Все же иностранный спектакль предрек изменения в судьбе балета. В августе 1938 года Прокофьев получил из Кировского театра телеграмму, выражавшую интерес к постановке «Ромео и Джульетты» в театральном сезоне 1939–1940 гг. Предложение исходило от хореографа Леонида Лавровского[609]

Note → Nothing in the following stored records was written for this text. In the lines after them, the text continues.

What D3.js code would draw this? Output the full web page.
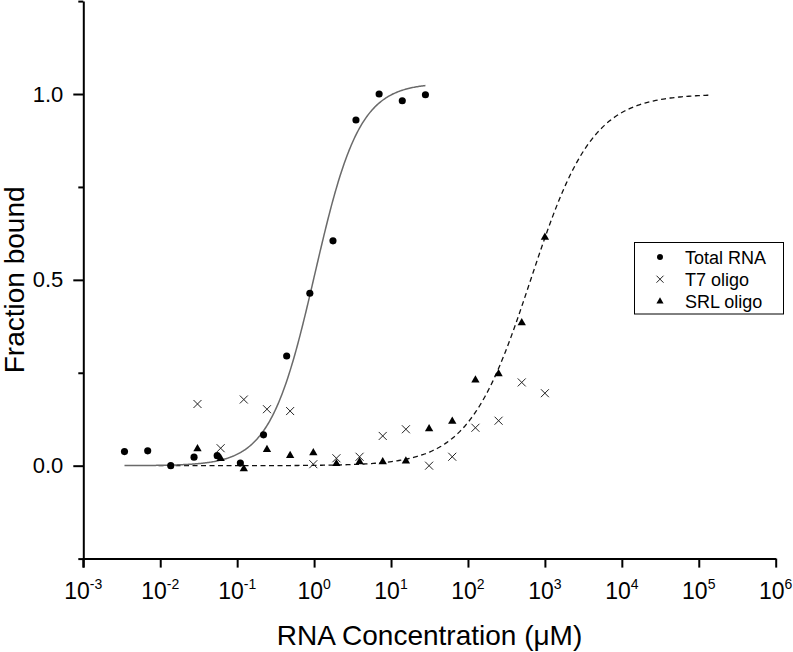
<!DOCTYPE html>
<html>
<head>
<meta charset="utf-8">
<script src="https://cdn.jsdelivr.net/npm/d3@7"></script>
<style>
  html, body { margin: 0; padding: 0; background: #fff; }
  svg { display: block; font-family: "Liberation Sans", Arial, sans-serif; }
</style>
</head>
<body>
<svg id="chart" width="793" height="652"></svg>
<script>
// ---- data ----
const totalX = [0.00343, 0.00687, 0.0137, 0.0275, 0.055, 0.11, 0.22, 0.44, 0.88, 1.76, 3.5, 7, 14, 28];
const totalY = [0.038, 0.040, 0.000, 0.023, 0.027, 0.007, 0.083, 0.295, 0.464, 0.605, 0.930, 1.000, 0.982, 0.998];

const oligoX = [0.0305, 0.061, 0.122, 0.244, 0.488, 0.977, 1.95, 3.9, 7.8, 15.6, 31.25, 62.5, 125, 250, 500, 1000];
const t7Y    = [0.166, 0.047, 0.178, 0.152, 0.147, 0.004, 0.020, 0.024, 0.080, 0.098, 0.000, 0.024, 0.102, 0.121, 0.224, 0.195];
const srlY   = [0.044, 0.018, -0.010, 0.042, 0.026, 0.033, 0.004, 0.009, 0.009, 0.011, 0.098, 0.118, 0.229, 0.246, 0.383, 0.613];

// Hill fit parameters (as shown by the fitted curves)
const totalFit = { Bmax: 1.03, K: 1.02, n: 1.5, xFrom: 0.00343, xTo: 28 };
const srlFit   = { Bmax: 1.0, K: 653, n: 1.08, xFrom: 0.0095, xTo: 1.36e5 };

const xTickExps = [-3, -2, -1, 0, 1, 2, 3, 4, 5, 6];
const yMajorTicks = [0, 0.5, 1.0];
const yMinorTicks = [-0.25, 0.25, 0.75, 1.25];
const legendLabels = ["Total RNA", "T7 oligo", "SRL oligo"];

// ---- layout ----
const svg = d3.select("#chart");
const mLeft = 83.3, mRight = 775.7, mTop = 1.1, mBottom = 558.6;

const x = d3.scaleLog().domain([1e-3, 1e6]).range([mLeft, mRight]);
const y = d3.scaleLinear().domain([-0.25, 1.25]).range([mBottom, mTop]);

// ---- fitted curves ----
function hill(p, v) { return p.Bmax * Math.pow(v, p.n) / (Math.pow(p.K, p.n) + Math.pow(v, p.n)); }
function curvePts(p) {
  const lo = Math.log10(p.xFrom), hi = Math.log10(p.xTo);
  return d3.range(0, 301).map(i => { const v = Math.pow(10, lo + (hi - lo) * i / 300); return [v, hill(p, v)]; });
}
const line = d3.line().x(d => x(d[0])).y(d => y(d[1])).curve(d3.curveLinear);

svg.append("path").attr("d", line(curvePts(srlFit)))
  .attr("fill", "none").attr("stroke", "#111").attr("stroke-width", 1.3).attr("stroke-dasharray", "5,3.5");
svg.append("path").attr("d", line(curvePts(totalFit)))
  .attr("fill", "none").attr("stroke", "#6a6a6a").attr("stroke-width", 1.5);

// ---- markers ----
const circleSym = d3.symbol().type(d3.symbolCircle).size(40);
const triSym = d3.symbol().type(d3.symbolTriangle).size(30);

function drawCross(g, cx, cy, s) {
  g.append("path").attr("d", `M${cx - s},${cy - s}L${cx + s},${cy + s}M${cx - s},${cy + s}L${cx + s},${cy - s}`)
    .attr("stroke", "#222").attr("stroke-width", 1).attr("fill", "none");
}

const pts = svg.append("g");
oligoX.forEach((v, i) => drawCross(pts, x(v), y(t7Y[i]), 4));
oligoX.forEach((v, i) => {
  pts.append("path").attr("d", triSym()).attr("transform", `translate(${x(v)},${y(srlY[i]) - 0.5})`).attr("fill", "#000");
});
totalX.forEach((v, i) => {
  pts.append("path").attr("d", circleSym()).attr("transform", `translate(${x(v)},${y(totalY[i])})`).attr("fill", "#000");
});

// ---- axes ----
const axisColor = "#000";
const gx = svg.append("g").attr("transform", `translate(0,${mBottom})`)
  .call(d3.axisBottom(x).tickValues(xTickExps.map(e => Math.pow(10, e))).tickSize(9).tickSizeOuter(0).tickFormat(""));
gx.select(".domain").attr("stroke", axisColor).attr("stroke-width", 2);
gx.selectAll(".tick line").attr("stroke", axisColor).attr("stroke-width", 2);

const xl = svg.append("g");
xTickExps.forEach(e => {
  const t = xl.append("text").attr("x", x(Math.pow(10, e))).attr("y", mBottom + 40)
    .attr("text-anchor", "middle").attr("font-size", 23).attr("fill", "#000");
  t.append("tspan").text("10");
  t.append("tspan").attr("dy", -10).attr("font-size", 14).text(e < 0 ? "-" + (-e) : String(e));
});

const gyMinor = svg.append("g").attr("transform", `translate(${mLeft},0)`)
  .call(d3.axisLeft(y).tickValues(yMinorTicks).tickSize(5).tickSizeOuter(0).tickFormat(""));
gyMinor.select(".domain").attr("stroke", axisColor).attr("stroke-width", 2);
gyMinor.selectAll(".tick line").attr("stroke", axisColor).attr("stroke-width", 2);

const gy = svg.append("g").attr("transform", `translate(${mLeft},0)`)
  .call(d3.axisLeft(y).tickValues(yMajorTicks).tickSize(10).tickSizeOuter(0).tickPadding(10).tickFormat(d3.format(".1f")));
gy.select(".domain").remove();
gy.selectAll(".tick line").attr("stroke", axisColor).attr("stroke-width", 2);
gy.selectAll(".tick text").attr("font-size", 22).attr("fill", "#000")
  .attr("font-family", "'Liberation Sans', Arial, sans-serif");

// extend y axis line below the x-axis (matches reference)
svg.append("line").attr("x1", mLeft).attr("x2", mLeft).attr("y1", mBottom).attr("y2", mBottom + 9)
  .attr("stroke", axisColor).attr("stroke-width", 2);

// ---- axis titles ----
svg.append("text").attr("x", (mLeft + mRight) / 2).attr("y", 645).attr("text-anchor", "middle")
  .attr("font-size", 28).attr("fill", "#000").text("RNA Concentration (\u03BCM)");
svg.append("text").attr("transform", `translate(24,${(mTop + mBottom) / 2}) rotate(-90)`).attr("text-anchor", "middle")
  .attr("font-size", 28).attr("fill", "#000").text("Fraction bound");

// ---- legend ----
const lg = svg.append("g");
lg.append("rect").attr("x", 634.5).attr("y", 242.5).attr("width", 149).attr("height", 71.5)
  .attr("fill", "#fff").attr("stroke", "#000").attr("stroke-width", 1);
const rowY = [257, 279.2, 301.4];
legendLabels.forEach((lab, i) => {
  const cy = rowY[i];
  if (i === 0) lg.append("path").attr("d", d3.symbol().type(d3.symbolCircle).size(28)()).attr("transform", `translate(660,${cy})`).attr("fill", "#000");
  if (i === 1) drawCross(lg, 660, cy, 3.5);
  if (i === 2) lg.append("path").attr("d", d3.symbol().type(d3.symbolTriangle).size(22)()).attr("transform", `translate(660,${cy})`).attr("fill", "#000");
  lg.append("text").attr("x", 685).attr("y", cy + 6.5).attr("font-size", 18).attr("fill", "#000").text(lab);
});
</script>
</body>
</html>
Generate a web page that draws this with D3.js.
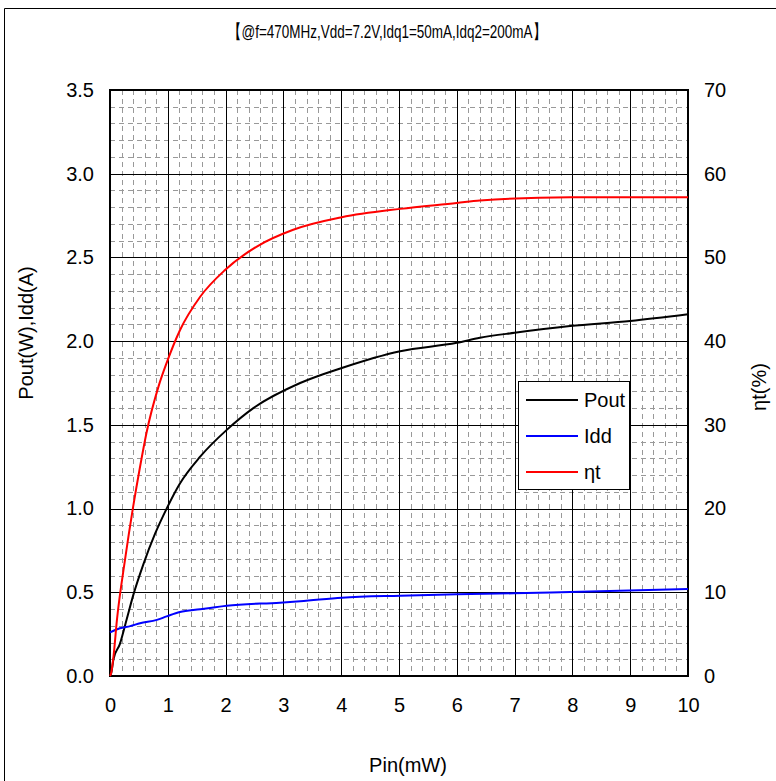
<!DOCTYPE html>
<html><head><meta charset="utf-8">
<script src="https://cdn.jsdelivr.net/npm/d3@7"></script>
<style>body{margin:0;background:#fff}svg{display:block}text{font-family:"Liberation Sans",Arial,sans-serif}</style>
</head><body><svg id="c" width="776" height="781"></svg>
<script>
const title = "【@f=470MHz,Vdd=7.2V,Idq1=50mA,Idq2=200mA】";
const xTicks = [0,1,2,3,4,5,6,7,8,9,10];
const yLeftTicks = [0,0.5,1.0,1.5,2.0,2.5,3.0,3.5];
const yRightTicks = [0,10,20,30,40,50,60,70];
const poutX = [0,0.02,0.06,0.17,0.29,0.40,0.58,0.78,0.98,1.21,1.56,2.02,2.48,3.29,4.01,5.02,6.0,6.4,7.0,7.96,9.0,10];
const poutY = [0,0.016,0.1,0.19,0.34,0.48,0.67,0.85,1.0,1.15,1.31,1.47,1.60,1.75,1.84,1.94,1.99,2.02,2.05,2.09,2.12,2.16];
const iddX = [0,0.17,0.35,0.52,0.81,0.98,1.21,1.56,2.02,2.94,3.29,4.01,5.02,6.0,6.98,7.96,10];
const iddY = [0.26,0.285,0.298,0.315,0.335,0.356,0.382,0.398,0.42,0.438,0.446,0.468,0.48,0.488,0.494,0.502,0.52];
const effX = [0,0.02,0.06,0.12,0.26,0.40,0.52,0.63,0.84,0.98,1.21,1.56,1.99,2.54,3.17,4.01,5.02,6.0,6.4,7.96,10];
const effY = [0,0.35,2.3,6.7,13.9,20.2,25,29,34.6,37.4,41.3,45.3,48.5,51.3,53.3,54.8,55.8,56.5,56.8,57.2,57.2];
const legendNames = ["Pout","Idd","ηt"];
const colors = ["#000000","#0000ff","#ff0000"];

const svg = d3.select("#c");
const L=110, R=688, T=90, B=676;
const FS = 20;
const x = d3.scaleLinear().domain([0,10]).range([L,R]);
const yl = d3.scaleLinear().domain([0,3.5]).range([B,T]);
const yr = d3.scaleLinear().domain([0,70]).range([B,T]);

svg.append("path").attr("d","M4.5,790 V8.5 H790").attr("fill","none").attr("stroke","#000").attr("stroke-width",1);

svg.append("text").attr("x",387).attr("y",38).attr("text-anchor","middle").attr("font-size",19)
  .attr("textLength",318).attr("lengthAdjust","spacingAndGlyphs").text(title);

const g = svg.append("g");
const minorX = d3.range(0,10.001,0.2).filter(v=>Math.abs(v-Math.round(v))>1e-6);
const minorY = d3.range(0,3.5001,0.1).filter(v=>Math.abs(v*2-Math.round(v*2))>1e-6);
g.selectAll(".mx").data(minorX).join("line").attr("x1",d=>Math.round(x(d))+0.5).attr("x2",d=>Math.round(x(d))+0.5).attr("y1",T).attr("y2",B)
  .attr("stroke","#999").attr("stroke-dasharray","5,4");
g.selectAll(".my").data(minorY).join("line").attr("y1",d=>Math.round(yl(d))+0.5).attr("y2",d=>Math.round(yl(d))+0.5).attr("x1",L).attr("x2",R)
  .attr("stroke","#999").attr("stroke-dasharray","5,4");
g.selectAll(".Mx").data(xTicks).join("line").attr("x1",d=>Math.round(x(d))+0.5).attr("x2",d=>Math.round(x(d))+0.5).attr("y1",T).attr("y2",B).attr("stroke","#000");
g.selectAll(".My").data(yLeftTicks).join("line").attr("y1",d=>Math.round(yl(d))+0.5).attr("y2",d=>Math.round(yl(d))+0.5).attr("x1",L).attr("x2",R).attr("stroke","#000");
svg.append("rect").attr("x",L).attr("y",T).attr("width",R-L).attr("height",B-T).attr("fill","none").attr("stroke","#000").attr("stroke-width",2);

const ax = svg.append("g").attr("transform",`translate(0,${B})`).call(d3.axisBottom(x).tickValues(xTicks).tickSize(0).tickPadding(22).tickFormat(d3.format("d")));
const ayl = svg.append("g").attr("transform",`translate(${L},0)`).call(d3.axisLeft(yl).tickValues(yLeftTicks).tickSize(0).tickPadding(16).tickFormat(d3.format(".1f")));
const ayr = svg.append("g").attr("transform",`translate(${R},0)`).call(d3.axisRight(yr).tickValues(yRightTicks).tickSize(0).tickPadding(16).tickFormat(d3.format("d")));
[ax,ayl,ayr].forEach(a=>{a.select(".domain").remove();a.selectAll("text").attr("font-size",FS).attr("font-family","Liberation Sans, Arial, sans-serif").attr("fill","#000");});

svg.append("text").attr("x",408).attr("y",772).attr("text-anchor","middle").attr("font-size",FS).text("Pin(mW)");
svg.append("text").attr("transform","translate(33,333) rotate(-90)").attr("text-anchor","middle").attr("font-size",FS).text("Pout(W),Idd(A)");
svg.append("text").attr("transform","translate(766,387) rotate(-90)").attr("text-anchor","middle").attr("font-size",FS).text("ηt(%)");

const line = (xs,ys,ys2)=>d3.line().curve(d3.curveMonotoneX).x((d,i)=>x(xs[i])).y((d,i)=>ys2(d))(ys);
const cg = svg.append("g").attr("fill","none").attr("stroke-width",2).attr("stroke-linejoin","round");
cg.append("path").attr("d",line(poutX,poutY,yl)).attr("stroke",colors[0]);
cg.append("path").attr("d",line(iddX,iddY,yl)).attr("stroke",colors[1]);
cg.append("path").attr("d",line(effX,effY,yr)).attr("stroke",colors[2]);

const lg = svg.append("g");
lg.append("rect").attr("x",518.5).attr("y",381.5).attr("width",111).attr("height",108).attr("fill","#fff").attr("stroke","#000");
legendNames.forEach((n,i)=>{
  const yy = 400 + i*36;
  lg.append("line").attr("x1",526).attr("x2",578).attr("y1",yy).attr("y2",yy).attr("stroke",colors[i]).attr("stroke-width",2);
  lg.append("text").attr("x",584).attr("y",yy+7).attr("font-size",FS).text(n);
});
</script></body></html>
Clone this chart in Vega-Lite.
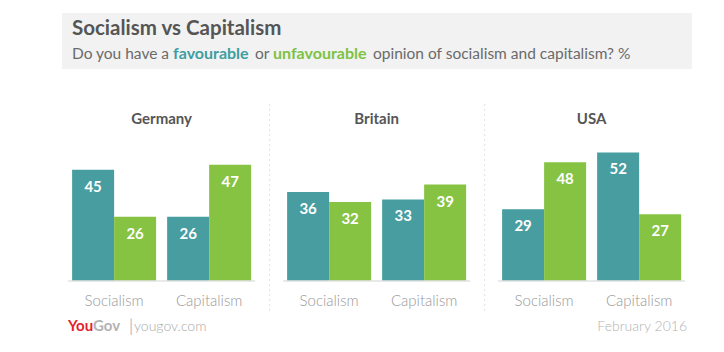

, ранее пытавшегося сделать спектакль со студентами. В его руках «Ромео и Джульетта» превратился в драмбалет, размывающий границы между актерской игрой и танцем, добром и злом. В мире Лавровского быть героем или героиней — значит подчинять, смягчать танцевальные движения и комбинировать их с мелодраматическим действием, а быть злодеем — означает оставаться в плену закостенелого, карикатурного образа. У Прокофьева не осталось выбора кроме как согласиться с кандидатурой Лавровского в качестве балетмейстера советской постановки. Однако композитор возмутился, узнав, что пьеса вновь подлежит пересмотру и должна стать более трагичной и «советской». Прокофьев изучал балетную композицию в Париже под опекой Сергея Дягилева. Великий импресарио любил скандалы, Керженцев и Комитет по делам искусств — нет. В процессе переработки филигранная музыка «уплотнялась» и замедлялась, до тех пор, пока окончательно не окаменела.Даже после внесенных изменений (на некоторые из них согласие Прокофьева так и не было получено) артисты изо всех сил противились содержанию пьесы. Галина Уланова, балерина, навсегда определившая исполнение роли Джульетты, упоминала многочисленные официальные жалобы на запутанные гармонические и ритмические темы: «По правде говоря, мы не привыкли к такой музыке, она нас пугала, — повторяла танцовщица. — Нам казалось, что, репетируя, например адажио
из первого акта, мы следовали собственной мелодической линии, более приближенной к интерпретации любви Ромео и Джульетты, чем „странная“ музыка Прокофьева. Поэтому я должна признаться, что тогда мы не слышали любви в его музыке»[610].